也就是说,樊素年不光会亲她,还会做一切一切。
想到那种画面,我赶紧摇头,承受不住啊。
我的妻子在其他男人身下……
突然我就能理解陈战了,他为什么那么生气,说到底,还是喜欢啊。
白静又不愿意离婚,真是无休止的梦魇!
“好!好!好!继续伤害我吧,你也伤害不了太久了。”
绝望之下,我说出了无比悲怆的话语,白静很警惕,她凝着眉头:
“什么意思?你又有什么计划?还要离家出走?”
她能想到的只有这个,好像天然地认定,我还会活很久很久。
我无奈地叹气:“放心,我答应过你,不做那种事了,我只是想知道。
如果人的心死了,那这个人,还能活多久呢?”
我想,我的样子一定极端的悲怆失落,白静都有点被惊吓到,语气变得无能狂怒:
“骆辉,你在威胁我吗?你什么意思?
同样的伤害,你施加在我身上过,我不能还手是吗?
你必须坚强地挺着,这样装可怜给谁看啊?”
急了!
施虐者急了!
好像脆弱也是一种罪过。
“道理我都懂,对于我所做的一切,我十分抱歉,但是啊,白静,你想过没有?
每个人的承受度是不同的,如果有一天我死了,希望你能真的快乐。
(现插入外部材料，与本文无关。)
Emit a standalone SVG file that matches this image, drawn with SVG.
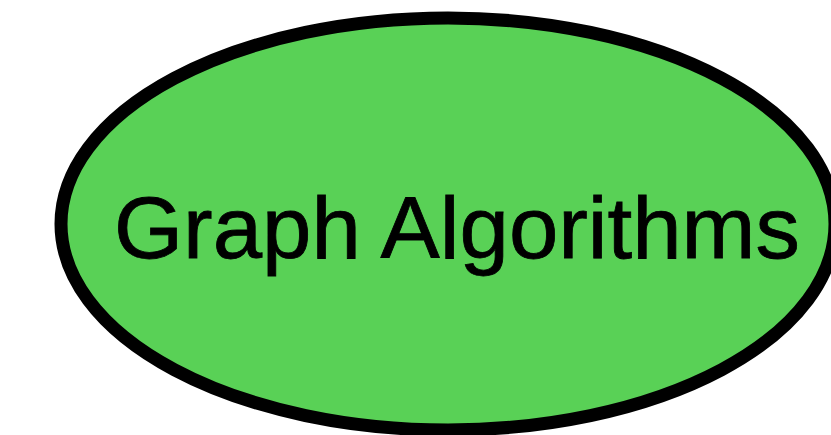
<svg xmlns="http://www.w3.org/2000/svg" width="831" height="435" viewBox="0 0 831 435">
<style>
.node{fill:#59D156;stroke:#000;stroke-width:13}
.label{font-family:"Liberation Sans",Arial,sans-serif;font-size:87px;fill:#000;stroke:#000;stroke-width:0.8}
</style>
<rect width="831" height="435" fill="#fff"/>
<g id="connectors"></g>
<g id="graph-algorithms">
<ellipse class="node" cx="448" cy="224" rx="387" ry="206"/>
<text class="label" x="457" y="258" text-anchor="middle" textLength="686" lengthAdjust="spacingAndGlyphs">Graph Algorithms</text>
</g>
</svg>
”
对于爱过的人,又怎么恨得起来?
白静狠狠地伤害了我,可我还是希望,她能够好。
至少在大部分时间,我是希望如此的。
咳咳咳……
话刚说完,白静怒目圆睁,一把掐住了我的脖子,恶霸一样:“骆辉,别在我面前说什么死,我让你死,你才能死,我不让你死,你必须好好活着。
说什么心死?
我现在只是说几句话而已,你就心死了?
我做了吗?
没有啊!
有时候我真的觉得,你太赖皮了,你伤害我的时候,何等的潇洒恣肆,说我是贱人,说我是破烂货,还说你玩腻了。
等我还手的时候,你就受不了啦,要死啦。
除了在床上厉害,你还有什么本事啊?”
眼看我要喘不过气,白静松手了,她的态度里,藏着许多愤慨,似乎,我没有让她虐过瘾。
好像我是个玩具,她得玩开心了,方才扔掉。
基于种种原因,我有义务,不提前坏掉。
现实不允许啊。
如果我身体还好,其实,我还是挺糙的,就算被折磨,大约也能活个八九十岁吧。
奈何脑癌这东西,是无法预料的。
“好,你让我坚强是吧?
那行,你不遵守婚姻的基本原则,找什么小奶狗。
我也找,咱们都玩,看谁玩得过谁。”
生命总会寻找出路,我可不想先把自己呕死。
我这样说,白静反而放松了,冷冷地瞥了我一眼:“你那都是动物兽性。
这样吧,如果你找到了真爱,我放你离开就是。
关键,你还有这个能力吗?
你分得清什么是真爱吗?
你懂爱吗?”
白静第一次给出了,放我离开的条件,我眼前一亮,我一直都有个愿望,那就是,一个人,孤孤单单的走。